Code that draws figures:
====
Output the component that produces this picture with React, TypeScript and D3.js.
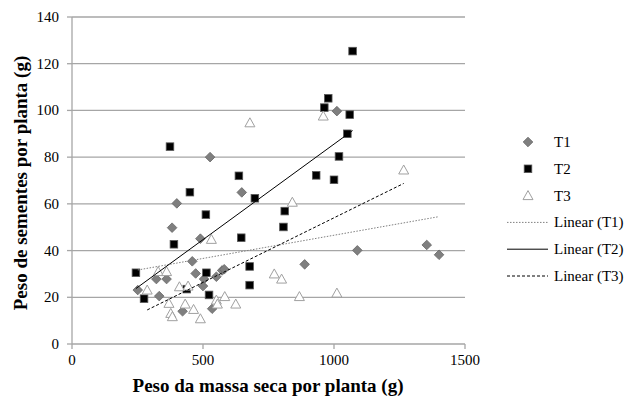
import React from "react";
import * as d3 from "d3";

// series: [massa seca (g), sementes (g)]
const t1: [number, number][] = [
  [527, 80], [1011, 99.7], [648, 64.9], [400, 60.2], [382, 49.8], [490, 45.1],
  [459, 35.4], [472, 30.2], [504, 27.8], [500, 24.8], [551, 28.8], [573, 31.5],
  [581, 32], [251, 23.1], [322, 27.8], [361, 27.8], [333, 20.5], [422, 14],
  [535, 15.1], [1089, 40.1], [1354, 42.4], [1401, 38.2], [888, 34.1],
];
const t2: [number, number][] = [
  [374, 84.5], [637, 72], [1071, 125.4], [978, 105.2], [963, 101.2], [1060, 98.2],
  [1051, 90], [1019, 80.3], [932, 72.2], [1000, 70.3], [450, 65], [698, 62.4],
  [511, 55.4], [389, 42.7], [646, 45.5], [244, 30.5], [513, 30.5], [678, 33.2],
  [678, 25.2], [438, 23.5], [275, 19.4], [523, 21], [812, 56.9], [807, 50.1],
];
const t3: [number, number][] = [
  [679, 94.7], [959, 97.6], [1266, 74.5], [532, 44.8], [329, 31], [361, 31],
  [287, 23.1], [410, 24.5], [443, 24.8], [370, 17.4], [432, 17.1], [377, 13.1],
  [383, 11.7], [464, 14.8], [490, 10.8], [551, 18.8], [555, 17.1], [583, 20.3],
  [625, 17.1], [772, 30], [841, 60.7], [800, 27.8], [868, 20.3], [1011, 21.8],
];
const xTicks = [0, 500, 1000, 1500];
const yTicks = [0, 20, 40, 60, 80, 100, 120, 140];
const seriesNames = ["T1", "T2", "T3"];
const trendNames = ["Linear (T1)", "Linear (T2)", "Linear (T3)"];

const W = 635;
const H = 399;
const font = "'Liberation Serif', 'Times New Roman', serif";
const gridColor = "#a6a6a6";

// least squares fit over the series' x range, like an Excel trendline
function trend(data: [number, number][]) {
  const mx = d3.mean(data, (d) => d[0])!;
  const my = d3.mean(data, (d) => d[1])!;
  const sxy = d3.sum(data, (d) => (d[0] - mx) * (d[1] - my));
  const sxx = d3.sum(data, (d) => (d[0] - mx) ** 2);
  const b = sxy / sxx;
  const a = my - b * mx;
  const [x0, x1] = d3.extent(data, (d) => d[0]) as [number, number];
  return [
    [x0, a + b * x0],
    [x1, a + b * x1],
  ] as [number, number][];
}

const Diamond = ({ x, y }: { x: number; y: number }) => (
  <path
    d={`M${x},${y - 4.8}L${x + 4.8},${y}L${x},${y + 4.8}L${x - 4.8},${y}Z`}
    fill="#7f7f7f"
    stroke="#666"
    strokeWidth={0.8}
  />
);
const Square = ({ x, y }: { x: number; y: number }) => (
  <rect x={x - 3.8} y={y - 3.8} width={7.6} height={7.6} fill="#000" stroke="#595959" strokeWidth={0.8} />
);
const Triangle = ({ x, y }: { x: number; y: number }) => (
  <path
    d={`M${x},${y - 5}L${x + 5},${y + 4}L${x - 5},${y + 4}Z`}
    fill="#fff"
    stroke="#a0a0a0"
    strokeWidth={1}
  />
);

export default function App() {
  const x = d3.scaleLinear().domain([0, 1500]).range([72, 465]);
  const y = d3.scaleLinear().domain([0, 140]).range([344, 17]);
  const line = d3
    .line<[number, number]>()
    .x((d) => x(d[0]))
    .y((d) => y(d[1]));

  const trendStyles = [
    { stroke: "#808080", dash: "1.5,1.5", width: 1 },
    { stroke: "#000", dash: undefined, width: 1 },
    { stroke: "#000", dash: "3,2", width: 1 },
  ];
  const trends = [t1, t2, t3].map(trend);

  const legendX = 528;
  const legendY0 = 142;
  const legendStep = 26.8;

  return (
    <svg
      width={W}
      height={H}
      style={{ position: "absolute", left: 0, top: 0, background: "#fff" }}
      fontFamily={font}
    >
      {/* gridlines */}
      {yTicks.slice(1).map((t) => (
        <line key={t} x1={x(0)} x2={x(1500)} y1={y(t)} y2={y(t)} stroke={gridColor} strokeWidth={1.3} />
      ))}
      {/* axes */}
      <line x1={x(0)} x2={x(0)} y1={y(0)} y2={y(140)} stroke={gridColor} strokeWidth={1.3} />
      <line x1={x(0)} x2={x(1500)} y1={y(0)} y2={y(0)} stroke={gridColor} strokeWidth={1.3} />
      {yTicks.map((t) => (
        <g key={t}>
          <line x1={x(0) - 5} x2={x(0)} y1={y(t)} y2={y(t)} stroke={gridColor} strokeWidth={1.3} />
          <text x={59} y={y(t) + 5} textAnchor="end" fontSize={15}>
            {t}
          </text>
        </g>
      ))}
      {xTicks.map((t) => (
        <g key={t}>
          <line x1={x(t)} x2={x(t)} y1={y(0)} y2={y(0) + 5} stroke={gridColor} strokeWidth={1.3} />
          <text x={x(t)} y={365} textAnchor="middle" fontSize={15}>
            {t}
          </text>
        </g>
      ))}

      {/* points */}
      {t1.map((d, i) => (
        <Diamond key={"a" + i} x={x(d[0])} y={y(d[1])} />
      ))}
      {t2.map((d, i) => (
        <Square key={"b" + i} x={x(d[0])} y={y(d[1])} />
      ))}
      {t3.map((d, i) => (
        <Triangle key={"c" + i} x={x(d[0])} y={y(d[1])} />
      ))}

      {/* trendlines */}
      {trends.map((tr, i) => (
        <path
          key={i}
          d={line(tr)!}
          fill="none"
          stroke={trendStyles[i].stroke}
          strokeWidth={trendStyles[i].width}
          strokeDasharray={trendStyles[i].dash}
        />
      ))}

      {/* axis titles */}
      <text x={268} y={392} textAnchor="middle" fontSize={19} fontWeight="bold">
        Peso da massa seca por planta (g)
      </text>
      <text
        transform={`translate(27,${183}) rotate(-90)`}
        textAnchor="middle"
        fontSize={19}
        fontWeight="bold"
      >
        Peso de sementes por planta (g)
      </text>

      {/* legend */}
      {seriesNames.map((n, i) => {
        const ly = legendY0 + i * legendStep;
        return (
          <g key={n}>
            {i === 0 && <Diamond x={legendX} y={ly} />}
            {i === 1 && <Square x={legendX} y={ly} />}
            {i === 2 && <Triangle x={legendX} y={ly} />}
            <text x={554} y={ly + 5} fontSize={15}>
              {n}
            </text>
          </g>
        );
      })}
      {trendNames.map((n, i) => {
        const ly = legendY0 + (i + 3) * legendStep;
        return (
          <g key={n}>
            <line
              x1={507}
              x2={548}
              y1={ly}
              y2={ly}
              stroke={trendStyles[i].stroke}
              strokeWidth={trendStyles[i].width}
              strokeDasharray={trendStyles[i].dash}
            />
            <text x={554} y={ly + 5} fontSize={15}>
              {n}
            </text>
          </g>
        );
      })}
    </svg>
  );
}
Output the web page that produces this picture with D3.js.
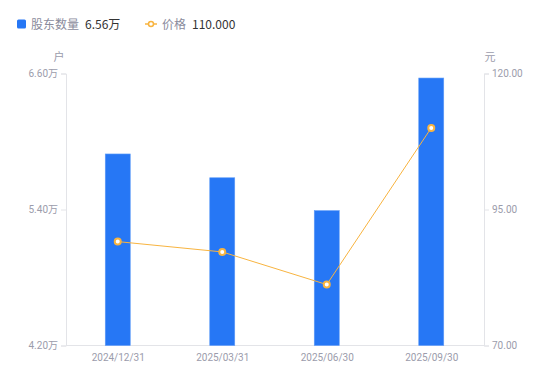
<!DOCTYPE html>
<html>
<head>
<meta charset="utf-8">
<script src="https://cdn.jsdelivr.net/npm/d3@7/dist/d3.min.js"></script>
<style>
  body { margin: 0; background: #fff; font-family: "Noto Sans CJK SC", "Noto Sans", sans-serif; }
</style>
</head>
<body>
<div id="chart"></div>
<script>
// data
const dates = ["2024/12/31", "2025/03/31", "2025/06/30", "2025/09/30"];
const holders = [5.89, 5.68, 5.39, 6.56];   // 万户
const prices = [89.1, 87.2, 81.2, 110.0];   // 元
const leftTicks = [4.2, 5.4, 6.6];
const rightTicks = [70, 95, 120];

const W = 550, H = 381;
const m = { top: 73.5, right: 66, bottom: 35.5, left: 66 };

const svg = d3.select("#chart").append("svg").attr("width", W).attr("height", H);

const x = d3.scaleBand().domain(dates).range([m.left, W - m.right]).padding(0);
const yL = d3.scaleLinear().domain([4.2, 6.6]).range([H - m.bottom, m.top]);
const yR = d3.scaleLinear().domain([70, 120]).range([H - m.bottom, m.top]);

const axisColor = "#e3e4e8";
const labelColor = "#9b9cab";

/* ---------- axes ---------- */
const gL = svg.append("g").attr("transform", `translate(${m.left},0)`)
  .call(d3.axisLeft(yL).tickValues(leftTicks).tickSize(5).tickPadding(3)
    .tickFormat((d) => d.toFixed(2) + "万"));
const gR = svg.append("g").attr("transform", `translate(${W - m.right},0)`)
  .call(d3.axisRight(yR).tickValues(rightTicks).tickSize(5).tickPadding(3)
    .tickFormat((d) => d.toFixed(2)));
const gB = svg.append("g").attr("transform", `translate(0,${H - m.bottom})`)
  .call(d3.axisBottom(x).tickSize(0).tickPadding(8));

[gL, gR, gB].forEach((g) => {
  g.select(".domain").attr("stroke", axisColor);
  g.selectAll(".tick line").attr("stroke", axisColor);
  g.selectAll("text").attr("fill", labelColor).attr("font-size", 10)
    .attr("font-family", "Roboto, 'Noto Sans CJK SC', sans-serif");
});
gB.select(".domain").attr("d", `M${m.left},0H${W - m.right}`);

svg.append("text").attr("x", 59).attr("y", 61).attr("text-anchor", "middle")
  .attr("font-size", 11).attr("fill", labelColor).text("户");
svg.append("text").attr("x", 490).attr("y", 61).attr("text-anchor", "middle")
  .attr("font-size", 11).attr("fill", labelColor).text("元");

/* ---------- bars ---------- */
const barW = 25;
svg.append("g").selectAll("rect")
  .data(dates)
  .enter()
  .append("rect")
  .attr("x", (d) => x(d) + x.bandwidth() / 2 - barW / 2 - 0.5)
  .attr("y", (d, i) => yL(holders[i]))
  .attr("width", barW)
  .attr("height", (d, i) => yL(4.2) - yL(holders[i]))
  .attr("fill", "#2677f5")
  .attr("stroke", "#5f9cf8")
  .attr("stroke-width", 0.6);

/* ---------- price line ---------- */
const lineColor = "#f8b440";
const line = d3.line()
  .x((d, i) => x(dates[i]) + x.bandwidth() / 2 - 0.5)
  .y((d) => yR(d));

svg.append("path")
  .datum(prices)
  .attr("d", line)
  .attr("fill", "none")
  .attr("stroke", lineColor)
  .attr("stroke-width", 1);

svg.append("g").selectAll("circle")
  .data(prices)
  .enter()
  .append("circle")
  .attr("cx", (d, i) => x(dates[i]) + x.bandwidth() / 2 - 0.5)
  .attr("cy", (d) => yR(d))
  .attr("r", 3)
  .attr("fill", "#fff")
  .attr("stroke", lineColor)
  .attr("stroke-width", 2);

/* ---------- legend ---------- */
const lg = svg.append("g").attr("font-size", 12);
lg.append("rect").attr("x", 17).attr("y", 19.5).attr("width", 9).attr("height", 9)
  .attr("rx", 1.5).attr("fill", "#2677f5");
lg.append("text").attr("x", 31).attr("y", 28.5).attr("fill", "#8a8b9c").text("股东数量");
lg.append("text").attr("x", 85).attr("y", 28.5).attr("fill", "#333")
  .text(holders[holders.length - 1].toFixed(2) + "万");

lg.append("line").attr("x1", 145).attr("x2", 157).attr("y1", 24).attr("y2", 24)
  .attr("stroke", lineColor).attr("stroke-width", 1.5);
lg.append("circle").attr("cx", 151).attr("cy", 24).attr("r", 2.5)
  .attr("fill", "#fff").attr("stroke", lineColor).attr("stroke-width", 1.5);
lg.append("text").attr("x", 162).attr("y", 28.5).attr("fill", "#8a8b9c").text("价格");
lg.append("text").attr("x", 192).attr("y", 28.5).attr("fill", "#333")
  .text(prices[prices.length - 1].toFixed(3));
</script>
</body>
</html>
====
**Written exercise**: Give again exactly the lines running from the beginning of the material above through the line that contains "import * as", and leave out every picture.

**Completed exercise**:
Output the component that produces this picture with React, TypeScript and D3.js.
import React from "react";
import * as d3 from "d3";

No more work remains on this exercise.